Debugging (use only when troubleshooting, remove in production):

VariableDescriptionRecommended value
NCCL_DEBUGLog verbosity level.INFO for debugging; switch to WARN in production.
NCCL_IB_TIMEOUTInfiniBand communication timeout. Default: 22.Increase to 23 if NCCL timeout errors occur.
NCCL_IB_RETRY_CNTRetry count for failed InfiniBand operations.Set to 10 for unstable networks.

For the full NCCL environment variable reference, see the NCCL documentation.

FAQ

The log does not show NET/IB : Using erdma_0

This almost always means eRDMA was not mounted into the container. The most common cause is a missing --device=aliyun/erdma=1 in the submit command — add it and resubmit.

If the parameter is present, verify at the node level:

  1. Check that the node exposes eRDMA resources:

    kubectl get node <node-name> -o jsonpath='{.status.allocatable}'

    The output must include "aliyun/erdma". If it does not, the ACK eRDMA Controller is not running correctly — check the pod status in the ack-erdma-controller namespace.

  2. Check that the eRDMA device is healthy on the node:

    ibv_devinfo

    Look for erdma_0 with port_state: PORT_ACTIVE.
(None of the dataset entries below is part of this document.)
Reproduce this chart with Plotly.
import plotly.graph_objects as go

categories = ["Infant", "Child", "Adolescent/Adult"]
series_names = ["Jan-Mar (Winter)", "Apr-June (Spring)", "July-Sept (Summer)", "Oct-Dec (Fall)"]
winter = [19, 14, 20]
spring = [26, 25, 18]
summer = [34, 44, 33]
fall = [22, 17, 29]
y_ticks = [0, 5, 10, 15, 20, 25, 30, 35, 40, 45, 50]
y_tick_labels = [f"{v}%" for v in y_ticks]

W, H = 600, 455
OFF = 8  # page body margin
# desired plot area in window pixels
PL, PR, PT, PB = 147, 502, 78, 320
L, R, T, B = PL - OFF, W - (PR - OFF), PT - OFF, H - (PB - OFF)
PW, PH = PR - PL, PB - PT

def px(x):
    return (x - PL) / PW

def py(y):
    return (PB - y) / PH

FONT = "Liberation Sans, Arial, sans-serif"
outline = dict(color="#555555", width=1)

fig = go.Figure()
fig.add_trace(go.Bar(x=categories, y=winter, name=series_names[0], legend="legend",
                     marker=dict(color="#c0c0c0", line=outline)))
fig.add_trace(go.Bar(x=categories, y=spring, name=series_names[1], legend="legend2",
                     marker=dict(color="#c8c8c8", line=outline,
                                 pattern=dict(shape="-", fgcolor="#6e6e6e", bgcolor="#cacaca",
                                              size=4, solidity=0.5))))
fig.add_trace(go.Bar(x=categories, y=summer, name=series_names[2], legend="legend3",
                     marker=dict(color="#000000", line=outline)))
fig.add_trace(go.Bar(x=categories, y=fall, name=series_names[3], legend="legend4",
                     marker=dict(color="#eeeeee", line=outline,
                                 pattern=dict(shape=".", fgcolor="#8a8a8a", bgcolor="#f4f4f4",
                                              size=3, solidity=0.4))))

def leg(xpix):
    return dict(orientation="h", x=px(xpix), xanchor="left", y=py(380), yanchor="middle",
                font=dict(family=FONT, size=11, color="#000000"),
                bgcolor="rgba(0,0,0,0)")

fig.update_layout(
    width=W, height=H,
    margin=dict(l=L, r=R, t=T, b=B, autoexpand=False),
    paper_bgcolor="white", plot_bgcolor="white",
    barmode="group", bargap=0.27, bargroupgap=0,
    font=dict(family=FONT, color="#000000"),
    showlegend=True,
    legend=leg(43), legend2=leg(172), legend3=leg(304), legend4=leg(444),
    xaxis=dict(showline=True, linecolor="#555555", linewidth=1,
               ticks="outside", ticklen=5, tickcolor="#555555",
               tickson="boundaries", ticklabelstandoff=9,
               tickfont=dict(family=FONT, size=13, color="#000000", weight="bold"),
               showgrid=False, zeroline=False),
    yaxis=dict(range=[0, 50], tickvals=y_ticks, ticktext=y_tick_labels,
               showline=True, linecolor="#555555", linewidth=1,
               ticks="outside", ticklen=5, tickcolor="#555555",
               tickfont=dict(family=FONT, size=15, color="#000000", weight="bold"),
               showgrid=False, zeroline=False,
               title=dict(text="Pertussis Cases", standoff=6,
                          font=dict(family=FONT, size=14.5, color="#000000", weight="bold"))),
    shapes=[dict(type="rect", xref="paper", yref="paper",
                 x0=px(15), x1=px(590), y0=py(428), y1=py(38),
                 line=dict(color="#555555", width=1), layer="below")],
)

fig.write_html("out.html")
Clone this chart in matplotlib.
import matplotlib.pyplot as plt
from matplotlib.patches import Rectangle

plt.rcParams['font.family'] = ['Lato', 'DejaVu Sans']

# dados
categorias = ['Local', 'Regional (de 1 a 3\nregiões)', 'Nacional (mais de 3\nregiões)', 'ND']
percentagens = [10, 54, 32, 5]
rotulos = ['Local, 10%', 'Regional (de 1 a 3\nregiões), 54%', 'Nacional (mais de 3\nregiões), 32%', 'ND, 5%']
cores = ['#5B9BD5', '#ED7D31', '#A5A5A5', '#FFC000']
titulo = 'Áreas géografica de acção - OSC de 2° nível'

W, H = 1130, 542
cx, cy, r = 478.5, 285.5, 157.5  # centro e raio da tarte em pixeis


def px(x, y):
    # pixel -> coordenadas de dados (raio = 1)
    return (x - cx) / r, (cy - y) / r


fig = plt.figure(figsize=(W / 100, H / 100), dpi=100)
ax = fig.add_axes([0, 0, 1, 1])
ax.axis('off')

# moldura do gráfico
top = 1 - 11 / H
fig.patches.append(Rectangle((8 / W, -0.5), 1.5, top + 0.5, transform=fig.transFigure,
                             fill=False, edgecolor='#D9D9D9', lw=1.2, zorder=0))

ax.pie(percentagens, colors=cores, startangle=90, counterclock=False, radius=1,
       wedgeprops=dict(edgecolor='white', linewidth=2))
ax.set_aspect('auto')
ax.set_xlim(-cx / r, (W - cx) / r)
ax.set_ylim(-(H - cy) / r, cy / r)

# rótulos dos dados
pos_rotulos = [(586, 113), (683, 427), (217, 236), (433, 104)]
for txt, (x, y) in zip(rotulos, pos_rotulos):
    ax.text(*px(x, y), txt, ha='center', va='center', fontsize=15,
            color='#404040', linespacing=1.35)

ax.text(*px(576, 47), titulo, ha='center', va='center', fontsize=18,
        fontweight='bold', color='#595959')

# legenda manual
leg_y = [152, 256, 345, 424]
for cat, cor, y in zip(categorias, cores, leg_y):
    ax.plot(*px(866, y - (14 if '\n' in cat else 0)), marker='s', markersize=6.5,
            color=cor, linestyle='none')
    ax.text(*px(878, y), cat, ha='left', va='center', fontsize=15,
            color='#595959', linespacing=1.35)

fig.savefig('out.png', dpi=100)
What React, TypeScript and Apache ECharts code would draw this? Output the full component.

  3. Check that the container image includes the required RDMA user-mode libraries: libibverbs1, ibverbs-providers, and librdmacm1. If not, build a new image. See Build a production container image with eRDMA support.
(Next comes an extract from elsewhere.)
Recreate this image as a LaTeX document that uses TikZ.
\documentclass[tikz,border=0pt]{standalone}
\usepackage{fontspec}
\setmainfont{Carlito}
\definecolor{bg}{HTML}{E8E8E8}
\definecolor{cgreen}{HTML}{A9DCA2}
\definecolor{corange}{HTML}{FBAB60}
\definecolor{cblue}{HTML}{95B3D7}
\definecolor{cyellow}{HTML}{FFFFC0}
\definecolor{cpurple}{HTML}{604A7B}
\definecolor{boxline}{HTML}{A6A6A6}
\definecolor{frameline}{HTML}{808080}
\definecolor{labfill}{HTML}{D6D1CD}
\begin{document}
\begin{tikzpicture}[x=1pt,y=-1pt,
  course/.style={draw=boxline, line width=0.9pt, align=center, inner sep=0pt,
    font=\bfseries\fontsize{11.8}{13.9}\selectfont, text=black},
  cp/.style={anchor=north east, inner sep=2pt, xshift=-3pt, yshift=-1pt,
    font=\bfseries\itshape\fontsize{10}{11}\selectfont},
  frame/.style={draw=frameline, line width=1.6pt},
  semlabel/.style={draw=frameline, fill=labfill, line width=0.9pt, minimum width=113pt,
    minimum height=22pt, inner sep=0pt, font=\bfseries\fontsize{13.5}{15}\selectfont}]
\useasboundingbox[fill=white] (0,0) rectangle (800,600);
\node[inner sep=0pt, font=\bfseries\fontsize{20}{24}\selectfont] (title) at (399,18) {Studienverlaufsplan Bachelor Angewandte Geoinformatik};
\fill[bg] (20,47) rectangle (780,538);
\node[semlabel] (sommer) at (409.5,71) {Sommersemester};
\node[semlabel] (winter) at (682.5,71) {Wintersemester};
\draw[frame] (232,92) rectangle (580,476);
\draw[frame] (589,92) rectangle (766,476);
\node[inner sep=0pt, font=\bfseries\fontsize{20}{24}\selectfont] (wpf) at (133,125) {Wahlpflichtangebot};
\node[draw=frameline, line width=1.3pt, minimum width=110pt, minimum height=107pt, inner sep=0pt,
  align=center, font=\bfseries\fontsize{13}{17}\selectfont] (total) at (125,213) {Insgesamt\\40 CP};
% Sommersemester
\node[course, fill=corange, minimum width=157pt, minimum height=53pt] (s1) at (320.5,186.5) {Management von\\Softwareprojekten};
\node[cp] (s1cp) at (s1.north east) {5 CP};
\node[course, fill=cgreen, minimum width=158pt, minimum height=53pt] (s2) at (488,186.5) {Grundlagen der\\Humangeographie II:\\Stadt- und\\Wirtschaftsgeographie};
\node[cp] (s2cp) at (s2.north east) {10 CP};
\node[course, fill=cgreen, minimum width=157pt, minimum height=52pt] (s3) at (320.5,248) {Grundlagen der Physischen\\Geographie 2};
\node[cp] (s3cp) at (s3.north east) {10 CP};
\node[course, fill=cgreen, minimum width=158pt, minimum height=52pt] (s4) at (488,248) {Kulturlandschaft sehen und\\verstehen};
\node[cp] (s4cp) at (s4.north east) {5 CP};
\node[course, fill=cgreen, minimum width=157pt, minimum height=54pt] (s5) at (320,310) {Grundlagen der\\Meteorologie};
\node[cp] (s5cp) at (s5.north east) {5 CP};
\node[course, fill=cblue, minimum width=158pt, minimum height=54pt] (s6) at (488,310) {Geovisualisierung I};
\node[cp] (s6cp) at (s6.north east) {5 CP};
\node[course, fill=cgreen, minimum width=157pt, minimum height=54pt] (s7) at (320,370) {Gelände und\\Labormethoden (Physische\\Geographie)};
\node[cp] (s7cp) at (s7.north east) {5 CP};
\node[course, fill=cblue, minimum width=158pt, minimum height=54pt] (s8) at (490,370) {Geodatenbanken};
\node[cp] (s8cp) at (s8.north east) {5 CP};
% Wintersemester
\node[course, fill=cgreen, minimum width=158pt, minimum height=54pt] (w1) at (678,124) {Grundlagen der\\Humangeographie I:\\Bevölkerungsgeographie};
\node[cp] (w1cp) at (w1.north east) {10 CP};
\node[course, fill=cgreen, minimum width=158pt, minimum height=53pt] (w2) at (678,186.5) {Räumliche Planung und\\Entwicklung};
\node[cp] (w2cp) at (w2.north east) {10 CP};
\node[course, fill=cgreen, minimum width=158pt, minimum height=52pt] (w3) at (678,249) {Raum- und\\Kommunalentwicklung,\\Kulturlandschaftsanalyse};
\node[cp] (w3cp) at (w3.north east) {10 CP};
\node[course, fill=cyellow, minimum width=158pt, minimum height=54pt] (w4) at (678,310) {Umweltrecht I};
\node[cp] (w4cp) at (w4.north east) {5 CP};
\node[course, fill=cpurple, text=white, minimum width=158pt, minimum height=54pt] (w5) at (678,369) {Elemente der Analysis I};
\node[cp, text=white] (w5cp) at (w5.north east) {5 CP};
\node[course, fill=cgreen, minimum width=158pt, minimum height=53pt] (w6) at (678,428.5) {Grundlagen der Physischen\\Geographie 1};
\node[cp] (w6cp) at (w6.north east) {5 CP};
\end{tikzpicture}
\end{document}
NCCL timeout errors occur during training

Timeout errors usually mean network instability or that the default timeout is too short for your cluster. Increase the timeout and retry limit:

--env NCCL_IB_TIMEOUT=23 \
--env NCCL_IB_RETRY_CNT=10

If errors persist, check network connectivity between nodes and verify eRDMA device status with ibv_devinfo.

How do I measure whether eRDMA actually improves training performance?

Submit two otherwise identical jobs — one with --device=aliyun/erdma=1 and one without — then compare total completion time for the same number of training steps. For a more detailed breakdown, use the AI Profiling tool to measure the fraction of time spent in communication versus compute.

eRDMA delivers the most noticeable performance gains in multi-node scenarios (two or more nodes) with large models (billions of parameters or more).

Arena reports insufficient resources when submitting a job

Run kubectl get nodes to check node status and available resources. If a node shows insufficient aliyun/erdma or nvidia.com/gpu capacity, either add nodes or reduce resource requests.

If resources appear available but pods still fail to schedule, run:

kubectl describe pod <pod-name>

The Events section shows the specific scheduling failure reason, such as a missing toleration or unsatisfied node selector.

Build a production container image with eRDMA support

For production, build a container image that installs RDMA user-mode libraries from the Alibaba Cloud eRDMA APT repository. The following Dockerfile builds on the official PyTorch image and includes the eRDMA drivers and the MNIST training example.

For more details, see Enable eRDMA in containers (Docker).

ARG PYTORCH_IMAGE=docker.io/pytorch/pytorch:2.5.1-cuda12.4-cudnn9-runtime

FROM docker.io/library/alpine:3.22.1 AS downloader

WORKDIR /workspace

RUN apk add git wget gzip

RUN mkdir -p /workspace/MNIST/raw && \
    cat <<EOF > /workspace/MNIST/raw/checksums.md5
f68b3c2dcbeaaa9fbdd348bbdeb94873 train-images-idx3-ubyte.gz
d53e105ee54ea40749a09fcbcd1e9432 train-labels-idx1-ubyte.gz
9fb629c4189551a2d022fa330f9573f3 t10k-images-idx3-ubyte.gz
ec29112dd5afa0611ce80d1b7f02629c t10k-labels-idx1-ubyte.gz
EOF

RUN cd /workspace/MNIST/raw && \
    wget https://ossci-datasets.s3.amazonaws.com/mnist/train-images-idx3-ubyte.gz && \
    wget https://ossci-datasets.s3.amazonaws.com/mnist/train-labels-idx1-ubyte.gz && \
    wget https://ossci-datasets.s3.amazonaws.com/mnist/t10k-images-idx3-ubyte.gz && \
    wget https://ossci-datasets.s3.amazonaws.com/mnist/t10k-labels-idx1-ubyte.gz && \
    md5sum -c checksums.md5 && \
    rm checksums.md5 && \
    gzip -d *.gz

RUN git clone https://github.com/kubeflow/arena.git -b v0.15.2

FROM ${PYTORCH_IMAGE}

WORKDIR /workspace

COPY --from=downloader /workspace .

RUN set -eux && \
    apt update && \
    apt install -y wget gpg && \
    wget -qO - https://mirrors.aliyun.com/erdma/GPGKEY | gpg --dearmour -o /etc/apt/trusted.gpg.d/erdma.gpg && \
    echo "deb [ ] https://mirrors.aliyun.com/erdma/apt/ubuntu jammy/erdma main" > /etc/apt/sources.list.d/erdma.list && \
    apt update && \
    apt install -y libibverbs1 ibverbs-providers ibverbs-utils librdmacm1 && \
    pip install --no-cache-dir -r /workspace/arena/examples/pytorch/mnist/requirements.txt && \
    rm -rf /var/lib/apt/lists/*